Die meisten Schutzsysteme sind Beschichtungen. Die Idee, Imprägnierungen zu benutzen, liegt nahe. Saugfähige Untergründe wie Naturstein und Beton werden schon lange durch Hydrophobierungen gegen das Eindringen von Feuchte geschützt. Durch die Modifizierung der Imprägniermittel gelang es, zusätzlich oleophobe Eigenschaften der behandelten Oberflächen zu erreichen. Die Graffitientfernung erfolgt in der Regel chemisch. Die Reinigungsfähigkeit bleibt bei der überwiegenden Anzahl der Schutzsysteme erhalten, weshalb eine Zuordnung zu den dauerhaften Systemen erfolgt. Als Faustregel sind etwa fünf Reinigungszyklen ohne Erneuerung möglich.

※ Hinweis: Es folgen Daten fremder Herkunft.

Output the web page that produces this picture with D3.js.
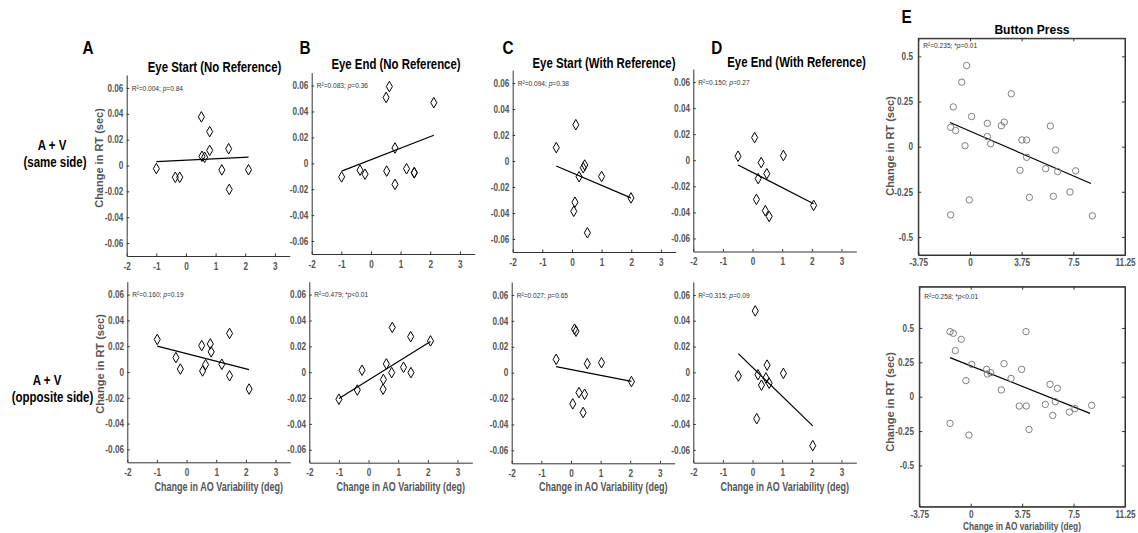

Lassen sich Graffiti auch einfach nur mit Wasser entfernen?

Tatsächlich wünschte man sich Schutzsysteme, die eine Reinigung allein mit Wasser möglich machen. Zuerst erfüllten dies nicht dauerhafte Systeme (Opfersysteme) auf der Basis von Polysachariden oder Wachsen. Der gegenwärtige Entwicklungsstand erlaubt auch dauerhafte Systeme, die allein mit Wasser zu reinigen sind. Dabei handelt es sich um silikonbasierte Produkte, über deren praktische Anwendung jedoch noch wenig bekannt ist.

Graffiti wird gesprayt
Katz-und-Maus-Spiel: Sprayer und Fassadenschützer reagieren mit ihren rezepturen aufeinander.

Wie innovativ sind die Produkte der ­Sprayer?

Die Sprayer sind erfinderisch und international gut vernetzt. So entstehen Farbrezepturen, die auch uns staunen lassen. Problematisch wird es, wenn beispielsweise Flusssäure beigemischt wird. Bei Hautkontakt können gefährliche Verletzungen entstehen. Aber ein geschulter Profi erkennt, was aufgesprüht wurde und wie und womit die Reinigung erfolgen kann. Wir empfehlen, deshalb stets eine RAL-zertifizierte Reinigungsfirma zu beauftragen. Übrigens sollte nicht damit geworben werben, welche Flächen mit welchem Mittel behandelt wurden. Die Sprayer kennen sich mit den Systemen gut aus und es gibt Beispiele, wo sie vor dem Sprayen das Schutzsystem entfernt haben.